Compartmentalization
But Doctorow isn't all tech in Attack Surfaces. One surface he attacks most relentlessly is the human tendency to compartmentalize. The protagonist, Masha, compartmentalizes to carry out her work in the book's shadowy surveillance firms. Her life is a cushy reflection of the lives of those under surveillance. Though Masha's bank account is flush with cash as a result of her work, she has no freedom. She's held hostage by the secrecy she operates in. She's traumatized by images she finds on company servers, knowing her work results in systematic raping and murder of the innocent.
Masha has steeled herself through compartmentalization, but she finds freedom in letting go. Letting go leads her to join a demonstration on the street with a Black-Brown Alliance fighting against the Oakland police. Instead of using her coding skills, Masha uses her voice, a voice she thought she didn't have. She joins in the chants that question "Whose streets?" and affirm "Our streets."

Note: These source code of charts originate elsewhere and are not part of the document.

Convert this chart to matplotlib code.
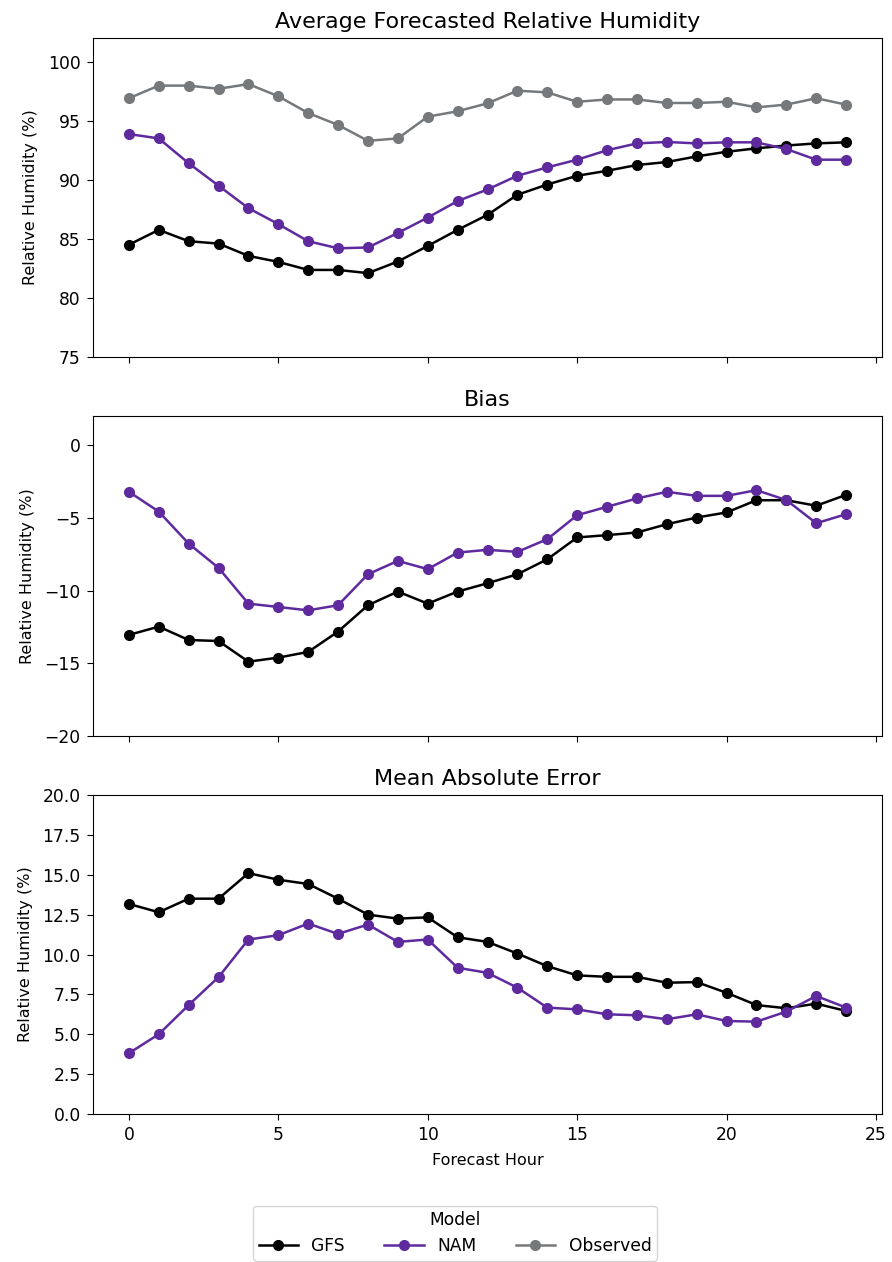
import matplotlib
matplotlib.use("Agg")
import matplotlib.pyplot as plt

hours = list(range(25))

avg_gfs = [84.5, 85.76, 84.8, 84.6, 83.56, 83.05, 82.37, 82.37, 82.1, 83.08, 84.4, 85.76, 87.03,
           88.73, 89.6, 90.34, 90.76, 91.25, 91.5, 91.98, 92.37, 92.66, 92.9, 93.08, 93.17]
avg_nam = [93.87, 93.5, 91.4, 89.5, 87.6, 86.25, 84.8, 84.2, 84.27, 85.5, 86.8, 88.2, 89.18,
           90.34, 91.05, 91.7, 92.5, 93.08, 93.2, 93.08, 93.17, 93.17, 92.6, 91.7, 91.7]
avg_obs = [96.9, 97.97, 97.97, 97.7, 98.1, 97.07, 95.65, 94.64, 93.3, 93.5, 95.34, 95.8, 96.47,
           97.54, 97.4, 96.6, 96.8, 96.8, 96.5, 96.5, 96.6, 96.13, 96.36, 96.9, 96.36]

bias_gfs = [-13.05, -12.48, -13.4, -13.47, -14.89, -14.61, -14.22, -12.82, -11.01, -10.07, -10.9,
            -10.07, -9.5, -8.88, -7.85, -6.35, -6.19, -6.01, -5.44, -4.98, -4.63, -3.79, -3.79,
            -4.17, -3.42]
bias_nam = [-3.21, -4.57, -6.77, -8.44, -10.9, -11.13, -11.36, -11.01, -8.88, -7.96, -8.53, -7.39,
            -7.2, -7.34, -6.47, -4.82, -4.24, -3.67, -3.21, -3.49, -3.49, -3.1, -3.78, -5.37,
            -4.75]

mae_gfs = [13.17, 12.65, 13.5, 13.5, 15.1, 14.69, 14.42, 13.5, 12.5, 12.25, 12.33, 11.08, 10.79,
           10.06, 9.27, 8.69, 8.6, 8.6, 8.23, 8.27, 7.6, 6.83, 6.63, 6.92, 6.46]
mae_nam = [3.81, 5.0, 6.83, 8.58, 10.94, 11.21, 11.94, 11.29, 11.88, 10.79, 10.94, 9.17, 8.85,
           7.92, 6.67, 6.56, 6.25, 6.19, 5.94, 6.25, 5.83, 5.79, 6.42, 7.4, 6.67]

titles = ["Average Forecasted Relative Humidity", "Bias", "Mean Absolute Error"]
ylabel = "Relative Humidity (%)"
xlabel = "Forecast Hour"
legend_title = "Model"
labels = ["GFS", "NAM", "Observed"]

C_GFS = "black"
C_NAM = "#5e2a9e"
C_OBS = "#76797c"

FS = 11.5
TFS = 12.3
plt.rcParams["font.family"] = ["DejaVu Sans"]

fig = plt.figure(figsize=(8.92, 12.62), dpi=100)
W, H = 892, 1262
left, right = 93 / W, 882 / W
boxes = [(38, 357), (416, 736), (795, 1114)]
axes = []
for top, bot in boxes:
    ax = fig.add_axes([left, 1 - bot / H, right - left, (bot - top) / H])
    axes.append(ax)

kw = dict(marker="o", markersize=7, linewidth=1.8)

ax = axes[0]
l1, = ax.plot(hours, avg_gfs, color=C_GFS, label=labels[0], **kw)
l2, = ax.plot(hours, avg_nam, color=C_NAM, label=labels[1], **kw)
l3, = ax.plot(hours, avg_obs, color=C_OBS, label=labels[2], **kw)
ax.set_ylim(75, 102)
ax.set_yticks([75, 80, 85, 90, 95, 100])

ax = axes[1]
ax.plot(hours, bias_gfs, color=C_GFS, **kw)
ax.plot(hours, bias_nam, color=C_NAM, **kw)
ax.set_ylim(-20, 2)
ax.set_yticks([-20, -15, -10, -5, 0])

ax = axes[2]
ax.plot(hours, mae_gfs, color=C_GFS, **kw)
ax.plot(hours, mae_nam, color=C_NAM, **kw)
ax.set_ylim(0, 20)
ax.set_yticks([0, 2.5, 5, 7.5, 10, 12.5, 15, 17.5, 20])
ax.set_yticklabels(["0.0", "2.5", "5.0", "7.5", "10.0", "12.5", "15.0", "17.5", "20.0"])
ax.set_xlabel(xlabel, fontsize=FS, labelpad=6)

for i, ax in enumerate(axes):
    ax.set_xlim(-1.2, 25.2)
    ax.set_xticks([0, 5, 10, 15, 20, 25])
    ax.set_title(titles[i], fontsize=16, pad=7)
    ax.set_ylabel(ylabel, fontsize=FS, labelpad=7)
    ax.tick_params(labelsize=TFS, length=4.3, pad=4.5)
    if i < 2:
        ax.set_xticklabels([])

leg = fig.legend(handles=[l1, l2, l3], labels=labels, title=legend_title, ncol=3,
                 loc="lower center", bbox_to_anchor=(455 / W, 1.5 / H),
                 fontsize=TFS, title_fontsize=TFS, frameon=True,
                 handlelength=2.3, handletextpad=0.8, columnspacing=2.3,
                 borderpad=0.3, borderaxespad=0.0)

fig.savefig("out.png", dpi=100)
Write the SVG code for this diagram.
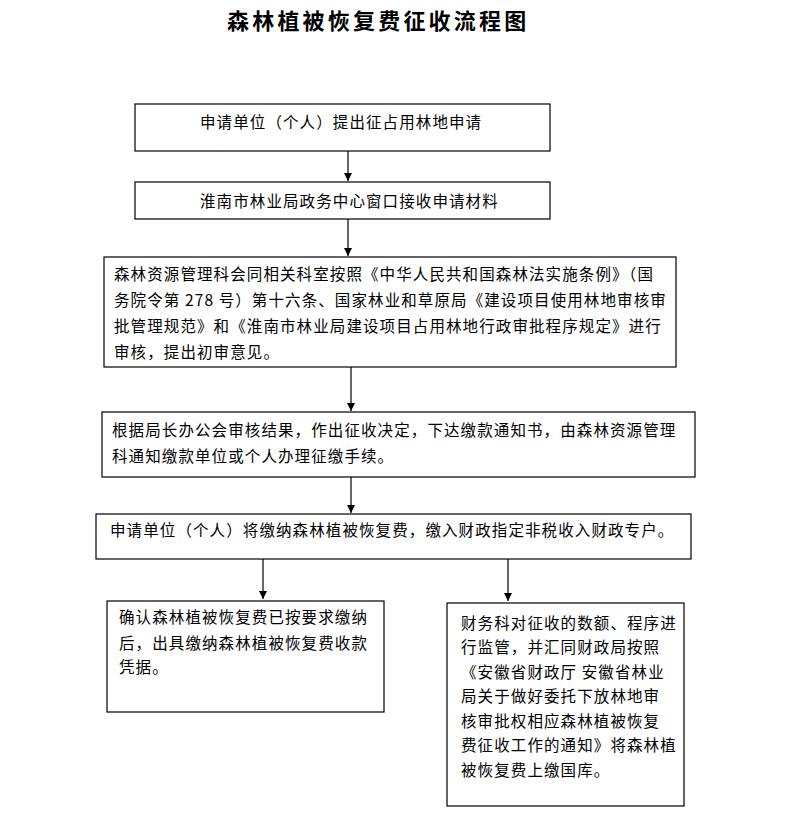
<svg xmlns="http://www.w3.org/2000/svg" width="787" height="817" viewBox="0 0 787 817">
<style>
.box{fill:#fff;stroke:#000;stroke-width:1.2}
.t{font-family:"Noto Sans CJK SC","Liberation Sans",sans-serif;font-size:15.5px;letter-spacing:1.1px;fill:#000}
.title{font-family:"Noto Sans CJK SC",sans-serif;font-size:22px;font-weight:bold;letter-spacing:3.2px;fill:#000}
.c{stroke:#000;stroke-width:1.2;fill:none;marker-end:url(#ah)}
</style>
<defs>
<marker id="ah" viewBox="0 0 10 10" refX="10" refY="5" markerWidth="8" markerHeight="8" markerUnits="userSpaceOnUse" orient="auto">
<path d="M0,0 L10,5 L0,10 z" fill="#000"/>
</marker>
</defs>
<rect width="787" height="817" fill="#fff"/>
<text class="title" x="227" y="29">森林植被恢复费征收流程图</text>
<g id="connectors">
<line class="c" x1="348" y1="151" x2="348" y2="181"/>
<line class="c" x1="348" y1="219" x2="348" y2="256"/>
<line class="c" x1="351" y1="367" x2="351" y2="411"/>
<line class="c" x1="351" y1="477" x2="351" y2="513"/>
<line class="c" x1="263" y1="559" x2="263" y2="599"/>
<line class="c" x1="508" y1="559" x2="508" y2="601"/>
</g>
<g id="n1">
<rect class="box" x="135" y="104" width="415" height="47"/>
<text class="t" x="200" y="128">申请单位（个人）提出征占用林地申请</text>
</g>
<g id="n2">
<rect class="box" x="135" y="182" width="415" height="37"/>
<text class="t" x="200" y="207">淮南市林业局政务中心窗口接收申请材料</text>
</g>
<g id="n3">
<rect class="box" x="104" y="257" width="572" height="110"/>
<text class="t" x="114" y="280">森林资源管理科会同相关科室按照《中华人民共和国森林法实施条例》（国</text>
<text class="t" x="114" y="306">务院令第 278 号）第十六条、国家林业和草原局《建设项目使用林地审核审</text>
<text class="t" x="114" y="332">批管理规范》和《淮南市林业局建设项目占用林地行政审批程序规定》进行</text>
<text class="t" x="114" y="358">审核，提出初审意见。</text>
</g>
<g id="n4">
<rect class="box" x="102" y="412" width="593" height="65"/>
<text class="t" x="112" y="436">根据局长办公会审核结果，作出征收决定，下达缴款通知书，由森林资源管理</text>
<text class="t" x="112" y="462">科通知缴款单位或个人办理征缴手续。</text>
</g>
<g id="n5">
<rect class="box" x="96" y="514" width="595" height="45"/>
<text class="t" x="110" y="536">申请单位（个人）将缴纳森林植被恢复费，缴入财政指定非税收入财政专户。</text>
</g>
<g id="n6">
<rect class="box" x="107" y="601" width="277" height="111"/>
<text class="t" x="119" y="623">确认森林植被恢复费已按要求缴纳</text>
<text class="t" x="119" y="649">后，出具缴纳森林植被恢复费收款</text>
<text class="t" x="119" y="673">凭据。</text>
</g>
<g id="n7">
<rect class="box" x="447" y="603" width="237" height="203"/>
<text class="t" x="461" y="629">财务科对征收的数额、程序进</text>
<text class="t" x="461" y="653">行监管，并汇同财政局按照</text>
<text class="t" x="461" y="678">《安徽省财政厅 安徽省林业</text>
<text class="t" x="461" y="702">局关于做好委托下放林地审</text>
<text class="t" x="461" y="727">核审批权相应森林植被恢复</text>
<text class="t" x="461" y="751">费征收工作的通知》将森林植</text>
<text class="t" x="461" y="776">被恢复费上缴国库。</text>
</g>
</svg>
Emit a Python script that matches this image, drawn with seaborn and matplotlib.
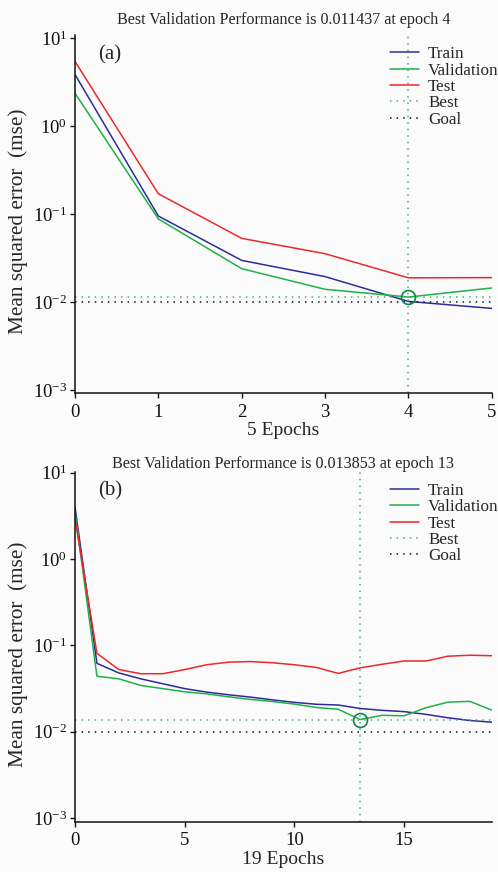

Doctorow's low tech answer to a high tech world is elegant. He asks, what do we do against runaway levels of surveillance? We double down on making our voices heard. Because, with ubiquitous surveillance, our voices are already heard: yes, heard, recorded, analyzed. But when voices come together, and those voices reflect the will of the people. Well, then there's no more surfaces left to attack.